# Exercise goal
Pictures in the entries below are to be left out; otherwise, reproduce exactly the lines from the first through the line containing "yscale = alt.Scale(domain=[0, 30], nice=False)".

# The input
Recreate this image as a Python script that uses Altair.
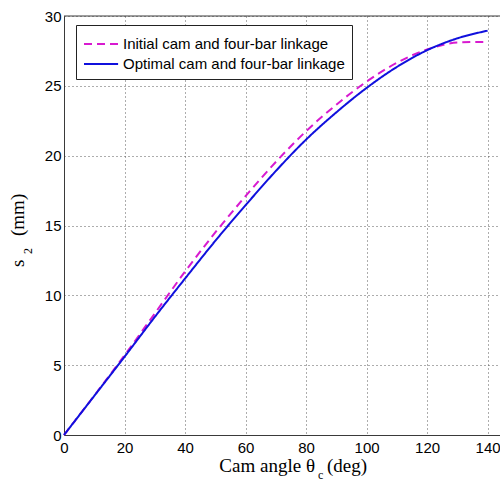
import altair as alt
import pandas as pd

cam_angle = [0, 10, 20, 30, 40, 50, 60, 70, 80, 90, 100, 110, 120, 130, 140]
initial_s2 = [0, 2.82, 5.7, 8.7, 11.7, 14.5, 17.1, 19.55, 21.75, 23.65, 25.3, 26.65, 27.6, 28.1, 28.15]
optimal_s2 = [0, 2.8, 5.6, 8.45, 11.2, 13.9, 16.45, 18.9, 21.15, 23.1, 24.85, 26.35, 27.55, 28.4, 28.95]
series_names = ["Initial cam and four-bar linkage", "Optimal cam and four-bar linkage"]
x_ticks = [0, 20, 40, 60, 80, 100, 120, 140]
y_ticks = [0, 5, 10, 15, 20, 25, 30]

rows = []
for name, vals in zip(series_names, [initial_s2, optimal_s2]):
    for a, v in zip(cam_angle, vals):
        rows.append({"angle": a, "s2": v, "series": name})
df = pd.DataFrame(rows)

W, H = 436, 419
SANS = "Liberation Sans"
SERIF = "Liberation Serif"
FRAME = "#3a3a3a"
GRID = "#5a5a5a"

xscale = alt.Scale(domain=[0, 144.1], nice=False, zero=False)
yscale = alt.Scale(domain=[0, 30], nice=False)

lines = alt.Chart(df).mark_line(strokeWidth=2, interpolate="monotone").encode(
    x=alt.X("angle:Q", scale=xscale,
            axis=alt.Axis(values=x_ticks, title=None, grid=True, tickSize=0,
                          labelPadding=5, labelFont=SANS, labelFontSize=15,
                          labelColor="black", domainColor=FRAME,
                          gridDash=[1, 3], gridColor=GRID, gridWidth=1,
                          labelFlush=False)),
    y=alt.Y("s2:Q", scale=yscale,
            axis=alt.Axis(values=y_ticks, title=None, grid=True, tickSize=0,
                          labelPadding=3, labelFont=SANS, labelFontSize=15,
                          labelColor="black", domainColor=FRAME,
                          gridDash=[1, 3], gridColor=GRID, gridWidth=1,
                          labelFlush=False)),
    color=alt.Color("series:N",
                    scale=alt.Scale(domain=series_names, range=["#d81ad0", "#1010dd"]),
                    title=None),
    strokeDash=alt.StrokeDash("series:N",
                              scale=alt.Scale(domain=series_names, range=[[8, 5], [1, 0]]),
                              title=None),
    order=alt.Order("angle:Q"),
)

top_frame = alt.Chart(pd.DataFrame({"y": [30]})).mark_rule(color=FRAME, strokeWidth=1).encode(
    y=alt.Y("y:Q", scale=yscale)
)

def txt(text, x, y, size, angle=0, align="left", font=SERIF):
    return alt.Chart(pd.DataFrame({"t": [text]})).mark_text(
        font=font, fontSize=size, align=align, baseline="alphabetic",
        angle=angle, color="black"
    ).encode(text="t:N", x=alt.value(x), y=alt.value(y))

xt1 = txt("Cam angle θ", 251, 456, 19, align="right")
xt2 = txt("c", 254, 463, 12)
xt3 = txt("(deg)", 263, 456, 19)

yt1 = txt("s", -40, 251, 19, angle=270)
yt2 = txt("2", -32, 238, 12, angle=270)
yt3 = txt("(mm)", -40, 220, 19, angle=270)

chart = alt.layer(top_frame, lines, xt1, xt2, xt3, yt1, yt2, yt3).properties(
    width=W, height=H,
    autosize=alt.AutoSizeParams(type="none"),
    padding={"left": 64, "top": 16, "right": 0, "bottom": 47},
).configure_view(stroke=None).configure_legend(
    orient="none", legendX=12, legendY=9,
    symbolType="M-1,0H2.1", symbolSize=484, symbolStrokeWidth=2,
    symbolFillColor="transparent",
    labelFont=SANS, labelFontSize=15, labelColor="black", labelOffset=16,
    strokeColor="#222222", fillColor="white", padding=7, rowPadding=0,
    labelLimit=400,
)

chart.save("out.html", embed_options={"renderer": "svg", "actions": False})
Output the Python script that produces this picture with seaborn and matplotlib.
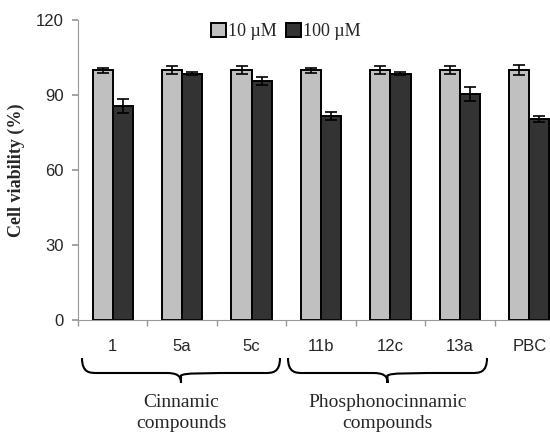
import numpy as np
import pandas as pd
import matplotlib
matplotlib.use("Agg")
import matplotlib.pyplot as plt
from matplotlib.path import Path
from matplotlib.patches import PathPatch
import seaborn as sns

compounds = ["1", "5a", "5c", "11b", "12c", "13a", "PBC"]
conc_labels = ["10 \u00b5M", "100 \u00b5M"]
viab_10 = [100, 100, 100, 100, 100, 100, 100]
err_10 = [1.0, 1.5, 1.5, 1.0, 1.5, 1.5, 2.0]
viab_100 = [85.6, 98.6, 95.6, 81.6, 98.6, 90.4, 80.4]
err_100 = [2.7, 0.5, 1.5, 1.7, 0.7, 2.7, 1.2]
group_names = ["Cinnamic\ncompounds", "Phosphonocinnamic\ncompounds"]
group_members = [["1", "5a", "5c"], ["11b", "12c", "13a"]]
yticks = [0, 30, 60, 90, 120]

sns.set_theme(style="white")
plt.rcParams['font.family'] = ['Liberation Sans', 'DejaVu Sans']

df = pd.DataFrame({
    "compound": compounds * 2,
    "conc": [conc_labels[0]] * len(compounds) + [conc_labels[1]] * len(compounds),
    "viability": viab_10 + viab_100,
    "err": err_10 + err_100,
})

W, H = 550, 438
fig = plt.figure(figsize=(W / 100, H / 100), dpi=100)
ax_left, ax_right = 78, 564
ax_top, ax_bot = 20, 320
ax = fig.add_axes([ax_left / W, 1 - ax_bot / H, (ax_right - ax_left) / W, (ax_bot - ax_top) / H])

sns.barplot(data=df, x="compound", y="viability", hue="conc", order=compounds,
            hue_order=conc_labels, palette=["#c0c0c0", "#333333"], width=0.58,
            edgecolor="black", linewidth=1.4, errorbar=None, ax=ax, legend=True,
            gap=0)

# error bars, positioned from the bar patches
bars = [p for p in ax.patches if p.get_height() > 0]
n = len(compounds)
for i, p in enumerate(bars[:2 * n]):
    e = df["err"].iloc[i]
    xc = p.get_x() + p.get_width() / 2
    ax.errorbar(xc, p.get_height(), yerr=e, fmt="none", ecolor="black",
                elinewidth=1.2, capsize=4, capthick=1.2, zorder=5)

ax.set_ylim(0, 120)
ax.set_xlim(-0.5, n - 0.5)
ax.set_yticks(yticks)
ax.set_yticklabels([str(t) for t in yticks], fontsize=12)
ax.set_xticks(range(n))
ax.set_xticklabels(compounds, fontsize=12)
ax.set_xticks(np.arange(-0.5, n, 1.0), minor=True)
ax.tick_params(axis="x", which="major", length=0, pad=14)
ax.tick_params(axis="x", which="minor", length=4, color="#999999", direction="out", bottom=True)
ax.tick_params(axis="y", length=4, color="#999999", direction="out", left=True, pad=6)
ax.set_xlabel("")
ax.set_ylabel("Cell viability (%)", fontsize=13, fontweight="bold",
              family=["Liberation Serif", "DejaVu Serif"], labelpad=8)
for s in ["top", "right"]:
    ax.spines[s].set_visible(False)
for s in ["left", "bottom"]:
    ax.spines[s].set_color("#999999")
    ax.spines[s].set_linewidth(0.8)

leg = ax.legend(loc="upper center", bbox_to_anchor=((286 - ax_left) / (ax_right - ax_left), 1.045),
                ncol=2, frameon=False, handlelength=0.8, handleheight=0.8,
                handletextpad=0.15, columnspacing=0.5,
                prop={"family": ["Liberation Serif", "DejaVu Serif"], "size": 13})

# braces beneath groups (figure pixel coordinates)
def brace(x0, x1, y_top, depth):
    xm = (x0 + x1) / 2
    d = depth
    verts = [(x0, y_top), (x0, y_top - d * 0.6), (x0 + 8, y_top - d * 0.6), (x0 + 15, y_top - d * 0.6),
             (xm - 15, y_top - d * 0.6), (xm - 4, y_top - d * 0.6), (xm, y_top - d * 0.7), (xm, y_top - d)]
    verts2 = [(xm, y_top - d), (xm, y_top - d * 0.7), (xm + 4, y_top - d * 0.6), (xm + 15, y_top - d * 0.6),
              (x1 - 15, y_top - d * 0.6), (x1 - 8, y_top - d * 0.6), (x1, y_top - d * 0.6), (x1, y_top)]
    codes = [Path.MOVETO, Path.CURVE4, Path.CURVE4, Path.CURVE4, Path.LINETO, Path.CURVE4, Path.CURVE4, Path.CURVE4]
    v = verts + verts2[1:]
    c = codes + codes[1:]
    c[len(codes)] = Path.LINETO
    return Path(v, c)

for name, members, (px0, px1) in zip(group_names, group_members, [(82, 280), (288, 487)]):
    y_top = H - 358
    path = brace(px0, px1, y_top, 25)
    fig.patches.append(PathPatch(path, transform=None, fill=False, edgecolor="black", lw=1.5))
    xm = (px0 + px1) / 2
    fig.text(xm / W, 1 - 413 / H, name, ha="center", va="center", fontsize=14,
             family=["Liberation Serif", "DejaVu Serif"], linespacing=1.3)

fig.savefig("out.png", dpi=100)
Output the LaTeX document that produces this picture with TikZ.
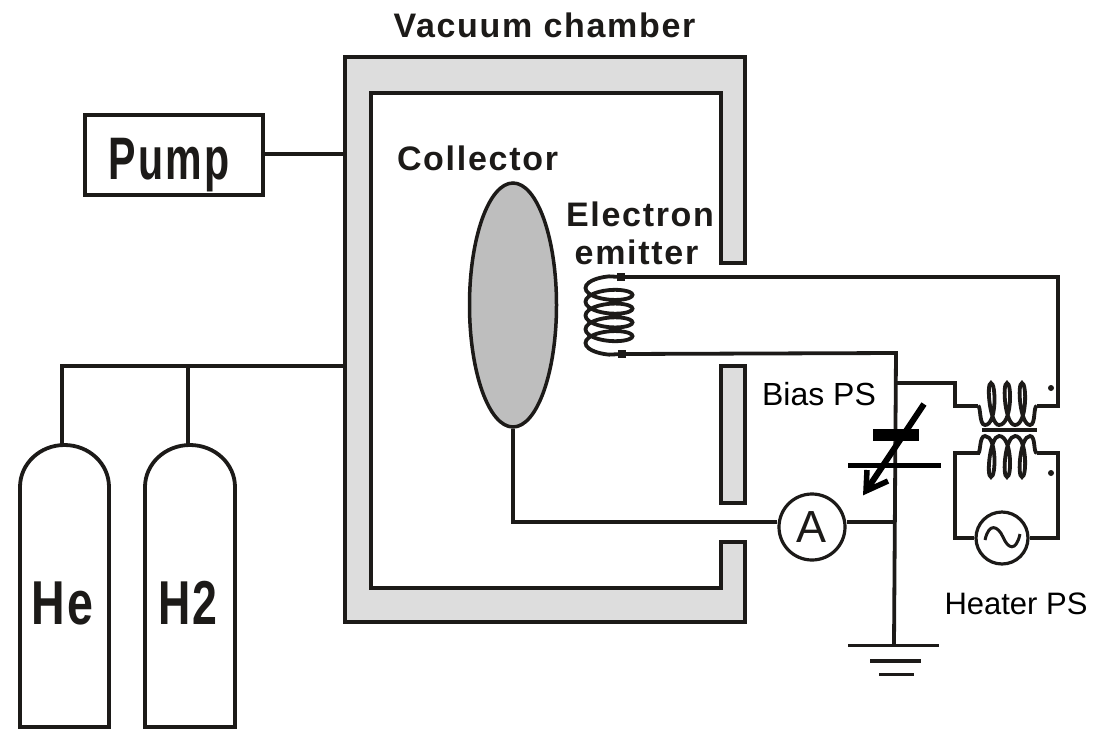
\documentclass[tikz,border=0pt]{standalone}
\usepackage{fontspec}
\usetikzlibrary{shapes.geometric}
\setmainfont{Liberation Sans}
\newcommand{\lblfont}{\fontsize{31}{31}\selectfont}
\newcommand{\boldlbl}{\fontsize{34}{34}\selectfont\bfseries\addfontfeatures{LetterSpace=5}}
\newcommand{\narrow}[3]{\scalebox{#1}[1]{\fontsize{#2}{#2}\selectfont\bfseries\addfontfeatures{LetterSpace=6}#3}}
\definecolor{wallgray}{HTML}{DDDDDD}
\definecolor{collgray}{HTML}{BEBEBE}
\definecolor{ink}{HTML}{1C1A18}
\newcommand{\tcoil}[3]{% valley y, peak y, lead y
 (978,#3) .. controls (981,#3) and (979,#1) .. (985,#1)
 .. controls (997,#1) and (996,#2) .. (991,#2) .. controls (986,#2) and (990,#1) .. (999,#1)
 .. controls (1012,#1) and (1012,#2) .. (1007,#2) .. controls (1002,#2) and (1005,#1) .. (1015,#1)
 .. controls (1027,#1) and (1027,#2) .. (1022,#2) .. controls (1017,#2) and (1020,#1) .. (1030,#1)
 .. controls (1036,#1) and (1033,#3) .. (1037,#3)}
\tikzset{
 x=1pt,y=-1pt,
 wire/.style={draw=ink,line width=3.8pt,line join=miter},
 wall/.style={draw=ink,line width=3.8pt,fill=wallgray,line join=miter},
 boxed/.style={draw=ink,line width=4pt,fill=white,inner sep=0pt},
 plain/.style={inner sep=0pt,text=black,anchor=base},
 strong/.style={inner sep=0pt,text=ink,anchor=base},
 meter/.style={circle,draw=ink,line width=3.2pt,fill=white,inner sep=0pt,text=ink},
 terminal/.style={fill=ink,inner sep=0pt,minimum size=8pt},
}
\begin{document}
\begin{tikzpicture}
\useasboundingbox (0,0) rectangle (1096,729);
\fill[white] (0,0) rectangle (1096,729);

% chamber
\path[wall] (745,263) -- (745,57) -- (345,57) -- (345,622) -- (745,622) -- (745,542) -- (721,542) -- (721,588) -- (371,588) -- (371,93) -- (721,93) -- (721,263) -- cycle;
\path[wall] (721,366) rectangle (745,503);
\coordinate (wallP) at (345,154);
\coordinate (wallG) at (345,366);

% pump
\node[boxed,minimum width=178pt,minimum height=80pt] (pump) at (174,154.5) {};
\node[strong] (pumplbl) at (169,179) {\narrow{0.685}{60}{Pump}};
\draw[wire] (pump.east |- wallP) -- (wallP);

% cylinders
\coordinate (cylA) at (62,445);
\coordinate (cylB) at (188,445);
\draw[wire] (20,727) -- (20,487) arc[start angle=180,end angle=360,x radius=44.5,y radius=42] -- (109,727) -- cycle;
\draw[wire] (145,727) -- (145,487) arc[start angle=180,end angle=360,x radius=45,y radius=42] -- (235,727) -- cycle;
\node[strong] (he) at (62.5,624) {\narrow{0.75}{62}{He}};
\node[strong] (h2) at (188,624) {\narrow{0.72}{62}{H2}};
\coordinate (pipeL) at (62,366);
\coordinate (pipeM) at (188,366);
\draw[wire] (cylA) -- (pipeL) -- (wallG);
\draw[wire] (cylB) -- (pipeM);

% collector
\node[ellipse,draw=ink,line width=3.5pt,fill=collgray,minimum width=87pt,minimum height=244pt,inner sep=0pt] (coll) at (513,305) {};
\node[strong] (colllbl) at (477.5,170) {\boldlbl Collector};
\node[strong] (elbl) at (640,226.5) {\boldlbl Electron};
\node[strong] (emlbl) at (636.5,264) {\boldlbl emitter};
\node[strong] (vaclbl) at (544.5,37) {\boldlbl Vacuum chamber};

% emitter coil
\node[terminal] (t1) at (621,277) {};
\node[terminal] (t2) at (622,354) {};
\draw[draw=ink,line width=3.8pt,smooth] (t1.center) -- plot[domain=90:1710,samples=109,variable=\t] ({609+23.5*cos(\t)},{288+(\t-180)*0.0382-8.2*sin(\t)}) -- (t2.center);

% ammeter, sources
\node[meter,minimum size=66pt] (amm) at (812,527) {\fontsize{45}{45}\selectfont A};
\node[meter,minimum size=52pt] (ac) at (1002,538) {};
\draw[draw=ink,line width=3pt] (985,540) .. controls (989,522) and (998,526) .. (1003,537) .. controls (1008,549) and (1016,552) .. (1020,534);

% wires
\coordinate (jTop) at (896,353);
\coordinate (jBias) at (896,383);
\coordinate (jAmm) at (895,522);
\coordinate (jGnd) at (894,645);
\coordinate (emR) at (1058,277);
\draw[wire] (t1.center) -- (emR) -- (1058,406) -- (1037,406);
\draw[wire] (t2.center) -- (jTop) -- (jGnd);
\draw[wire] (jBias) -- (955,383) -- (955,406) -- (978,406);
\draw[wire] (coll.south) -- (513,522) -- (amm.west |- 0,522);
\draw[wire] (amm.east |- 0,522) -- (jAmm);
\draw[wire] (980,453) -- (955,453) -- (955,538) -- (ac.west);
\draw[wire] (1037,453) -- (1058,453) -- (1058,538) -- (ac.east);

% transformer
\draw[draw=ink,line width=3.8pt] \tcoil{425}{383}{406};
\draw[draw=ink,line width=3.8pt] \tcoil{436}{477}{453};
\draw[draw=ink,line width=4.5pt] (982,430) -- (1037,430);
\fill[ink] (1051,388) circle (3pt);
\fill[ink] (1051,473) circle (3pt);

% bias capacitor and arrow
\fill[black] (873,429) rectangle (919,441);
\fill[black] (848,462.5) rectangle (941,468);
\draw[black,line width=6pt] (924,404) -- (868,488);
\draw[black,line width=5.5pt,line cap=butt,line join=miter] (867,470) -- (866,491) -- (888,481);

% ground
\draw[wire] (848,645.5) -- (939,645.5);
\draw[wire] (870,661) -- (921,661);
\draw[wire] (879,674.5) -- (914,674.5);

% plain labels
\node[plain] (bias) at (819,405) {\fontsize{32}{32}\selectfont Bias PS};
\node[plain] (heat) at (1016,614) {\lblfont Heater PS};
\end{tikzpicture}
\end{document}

# Final result
Recreate this image as a Python script that uses Altair.
import altair as alt
import pandas as pd

cam_angle = [0, 10, 20, 30, 40, 50, 60, 70, 80, 90, 100, 110, 120, 130, 140]
initial_s2 = [0, 2.82, 5.7, 8.7, 11.7, 14.5, 17.1, 19.55, 21.75, 23.65, 25.3, 26.65, 27.6, 28.1, 28.15]
optimal_s2 = [0, 2.8, 5.6, 8.45, 11.2, 13.9, 16.45, 18.9, 21.15, 23.1, 24.85, 26.35, 27.55, 28.4, 28.95]
series_names = ["Initial cam and four-bar linkage", "Optimal cam and four-bar linkage"]
x_ticks = [0, 20, 40, 60, 80, 100, 120, 140]
y_ticks = [0, 5, 10, 15, 20, 25, 30]

rows = []
for name, vals in zip(series_names, [initial_s2, optimal_s2]):
    for a, v in zip(cam_angle, vals):
        rows.append({"angle": a, "s2": v, "series": name})
df = pd.DataFrame(rows)

W, H = 436, 419
SANS = "Liberation Sans"
SERIF = "Liberation Serif"
FRAME = "#3a3a3a"
GRID = "#5a5a5a"

xscale = alt.Scale(domain=[0, 144.1], nice=False, zero=False)
yscale = alt.Scale(domain=[0, 30], nice=False)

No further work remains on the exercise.